のように、成績評価のどのくらいの割合を何が占めるかがはっきりと占められています。そしてそれぞれの宿題や試験の点数は採点された答案と共にオンラインまたはオフラインで成績の開示前に返ってきます。その上で、「あなたの宿題は〇〇点、試験の点数は〇〇点、だから平均すると〇〇点、よって評価はA-です」と言われる訳なので、反論の余地がありません。
一方東大では、多くの場合成績の評価についてはシラバス

講義への参加意欲・小テスト・課題の成績を総合して評価する。

のような一文があるだけで、提出した小テストや課題はほとんどの場合一切返却されません。そして学期の最後に、最終成績だけが急に返ってくる訳です。小テストが悪かったのか課題が悪かったのか、はたまた小テストのどこを間違えたのかなどは一切わからない訳です。
これはなんとかした方がいいと思います。特に東大には進学振り分けという、成績に基づいて専攻を決めるイベントがある訳です。そんな人生の一大イベントがこのようなブラックボックスに左右されるのはあまりに不健全であったなあと、外に出てみて改めて気づかされました。

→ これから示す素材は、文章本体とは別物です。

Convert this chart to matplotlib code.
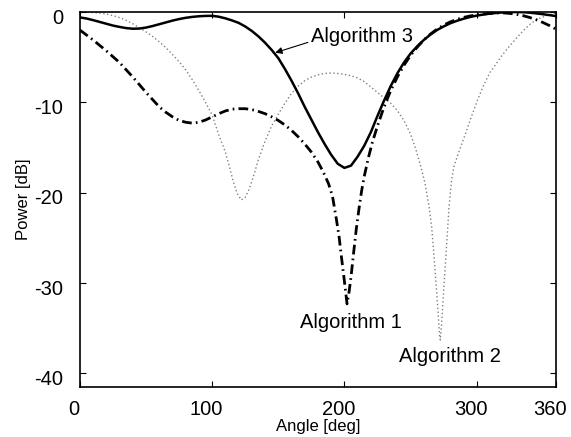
import matplotlib
matplotlib.use("Agg")
import matplotlib.pyplot as plt
from matplotlib.transforms import ScaledTranslation

plt.rcParams['font.family'] = ['Liberation Sans', 'DejaVu Sans']
plt.rcParams['lines.scale_dashes'] = False

# Algorithm 3 (solid)
alg3_x = [0, 5, 10, 15, 20, 25, 30, 35, 40, 45, 50, 55, 60, 65, 70, 75, 80, 85, 90, 95, 100,
          105, 110, 115, 120, 125, 130, 135, 140, 145, 150, 155, 160, 165, 170, 175, 180, 185,
          190, 195, 200, 205, 210, 215, 220, 225, 230, 235, 240, 245, 250, 255, 260, 265, 270,
          275, 280, 285, 290, 295, 300, 305, 310, 315, 320, 325, 330, 335, 340, 345, 350, 355, 360]
alg3_y = [-0.6, -0.72, -0.9, -1.1, -1.3, -1.5, -1.65, -1.78, -1.85, -1.83, -1.72, -1.55, -1.35,
          -1.15, -0.95, -0.78, -0.64, -0.54, -0.47, -0.43, -0.42, -0.52, -0.7, -0.93, -1.2, -1.6,
          -2.1, -2.7, -3.4, -4.2, -5.1, -6.3, -7.6, -9.0, -10.5, -11.9, -13.3, -14.6, -15.8,
          -16.8, -17.25, -17.0, -16.0, -14.8, -13.3, -11.5, -9.8, -8.2, -6.8, -5.6, -4.6, -3.8,
          -3.1, -2.5, -2.0, -1.6, -1.25, -0.98, -0.75, -0.55, -0.4, -0.28, -0.18, -0.1, -0.04,
          -0.01, 0.0, -0.02, -0.07, -0.15, -0.24, -0.34, -0.45]

# Algorithm 1 (dash-dot)
alg1_x = [0, 5, 10, 15, 20, 25, 30, 35, 40, 45, 50, 55, 60, 65, 70, 75, 80, 85, 90, 95, 100,
          105, 110, 115, 120, 125, 130, 135, 140, 145, 150, 155, 160, 165, 170, 175, 180, 184,
          188, 191, 194, 196, 198, 200, 202, 203.5, 205, 207, 209, 211, 213, 215, 218, 221, 225,
          230, 235, 240, 245, 250, 255, 260, 265, 270, 275, 280, 285, 290, 295, 300, 305, 310,
          315, 320, 325, 330, 335, 340, 345, 350, 355, 360]
alg1_y = [-2.0, -2.55, -3.1, -3.7, -4.3, -4.95, -5.6, -6.4, -7.2, -8.05, -8.9, -9.7, -10.5,
          -11.1, -11.6, -12.0, -12.2, -12.3, -12.2, -11.95, -11.6, -11.25, -10.95, -10.75, -10.7,
          -10.7, -10.8, -11.0, -11.25, -11.6, -12.0, -12.5, -13.1, -13.8, -14.6, -15.5, -16.6,
          -17.7, -19.0, -20.4, -23.0, -24.9, -27.4, -29.8, -32.3, -31.0, -29.3, -26.6, -24.0,
          -21.8, -19.8, -18.2, -16.2, -14.5, -12.6, -10.5, -8.7, -7.2, -5.9, -4.8, -3.9, -3.1,
          -2.45, -1.9, -1.45, -1.1, -0.82, -0.6, -0.44, -0.32, -0.22, -0.15, -0.11, -0.1, -0.15,
          -0.25, -0.4, -0.6, -0.85, -1.15, -1.5, -1.9]

# Algorithm 2 (dotted)
alg2_x = [0, 5, 10, 15, 20, 25, 30, 35, 40, 45, 50, 55, 60, 65, 70, 75, 80, 85, 90, 95, 100,
          105, 110, 113, 116, 119, 122, 125, 128, 131, 135, 140, 145, 150, 155, 160, 165, 170,
          175, 180, 185, 190, 195, 200, 205, 210, 215, 220, 225, 230, 235, 240, 245, 250, 254,
          258, 261, 264, 266, 268, 270, 272, 272.5, 273.5, 275, 277, 279, 281, 283, 287, 291,
          295, 300, 305, 310, 315, 320, 325, 330, 335, 340, 345, 350, 355, 360]
alg2_y = [0.0, 0.0, -0.05, -0.12, -0.22, -0.4, -0.62, -0.92, -1.3, -1.75, -2.2, -2.7, -3.3,
          -3.95, -4.7, -5.5, -6.4, -7.5, -8.7, -10.0, -11.4, -13.6, -15.5, -17.1, -18.8, -20.1,
          -20.8, -20.5, -19.6, -18.3, -16.3, -14.3, -12.6, -11.3, -10.1, -9.0, -8.2, -7.6, -7.2,
          -6.95, -6.8, -6.75, -6.8, -6.9, -7.05, -7.3, -7.7, -8.3, -8.9, -9.5, -10.1, -10.9,
          -12.0, -13.5, -15.2, -17.2, -19.0, -21.5, -23.8, -27.5, -31.5, -35.8, -36.3, -34.5,
          -31.0, -26.5, -21.8, -18.6, -17.0, -15.3, -13.7, -12.0, -10.0, -8.2, -6.7, -5.7, -4.65,
          -3.75, -2.9, -2.1, -1.4, -0.85, -0.55, -0.3, -0.1]

xticks = [0, 100, 200, 300, 360]
yticks = [0, -10, -20, -30, -40]

fig = plt.figure(figsize=(5.71, 4.37), dpi=100)
ax = fig.add_axes([0.140, 0.1144, 0.8337, 0.8581])

ax.plot(alg2_x, alg2_y, color='#808080', lw=1.0, linestyle=(0, (1.0, 1.8)))
ax.plot(alg1_x, alg1_y, color='black', lw=2.0, linestyle=(0, (7.0, 3.0, 1.2, 3.0)))
ax.plot(alg3_x, alg3_y, color='black', lw=1.8)

ax.set_xlim(0, 360)
ax.set_ylim(-41.5, 0)
ax.set_xticks(xticks)
ax.set_yticks(yticks)
ax.set_xticklabels([str(v) for v in xticks])
ax.set_yticklabels([str(v) for v in yticks])
ax.tick_params(direction='in', length=4, width=0.8, top=True, right=True, labelsize=14.5)
ax.tick_params(axis='x', pad=9.5)
ax.tick_params(axis='y', pad=12)
for s in ax.spines.values():
    s.set_linewidth(1.2)

xoff = ScaledTranslation(-6 / 100, 0, fig.dpi_scale_trans)
yoff = ScaledTranslation(0, -4 / 100, fig.dpi_scale_trans)
for lbl in ax.get_xticklabels():
    lbl.set_transform(lbl.get_transform() + xoff)
for lbl in ax.get_yticklabels():
    lbl.set_transform(lbl.get_transform() + yoff)

ax.set_xlabel('Angle [deg]', fontsize=12, labelpad=0)
ax.set_ylabel('Power [dB]', fontsize=12, labelpad=2)

ax.annotate('Algorithm 3', xy=(147.7, -4.5), xytext=(174.5, -2.74),
            fontsize=14.5, ha='left', va='center',
            arrowprops=dict(arrowstyle='-|>', color='black', lw=0.8,
                            mutation_scale=10, shrinkA=0, shrinkB=0, relpos=(0, 0.25)))
ax.text(205, -34.4, 'Algorithm 1', fontsize=14.5, ha='center', va='center')
ax.text(280, -38.1, 'Algorithm 2', fontsize=14.5, ha='center', va='center')

fig.savefig('out.png', dpi=100)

また、プリンストンの方が高いGPAが出やすいようにも思います。前述のように、プリンストンの成績は12段階で評価されるのに対し、東大の成績は 優上/優/良/可/不可 のわずか五段階で評価され、GPAに換算するときにはそれぞれ 4.0/4.0/3.0/2.0/1.0 がつけられることが多いです。東大の成績評価尺度の方がはるかに粗いため、例えば平均よりちょっとだけ上の評価をされた学生がいるとすると、プリンストンのシステムだと4点満点中3.7点がつけられるのに対し、東大のシステムだと4点満点中わずか3点しかもらえません。プリンストンではさらに、自分に不利になりそうな成績をP/D/Fによって隠す、ということもできる訳です。

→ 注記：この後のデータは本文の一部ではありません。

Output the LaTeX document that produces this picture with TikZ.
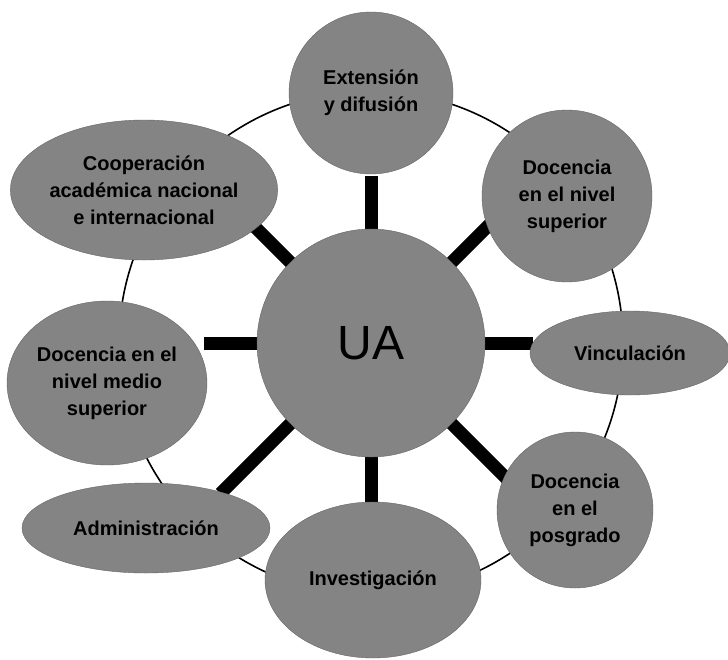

これはちょっと不公平だなあと思います。非常に大雑把な感覚ですが、同じ学生でもプリンストンにいる方が0.1 ~ 0.3点ほど高いGPAが出るような気がします。例えば海外の大学院に出願するときに、これによって合否が左右されるかもしれないと考えると・・・。「就職や大学院入学にGPAはあまり関係がない」という記事が本当であることを願いたいものです。

今週はこんな感じで終わりです。来週書くことのアイデアは今の時点では全く思い浮かんでいないのですが、なんとかひねり出せるように頑張ります。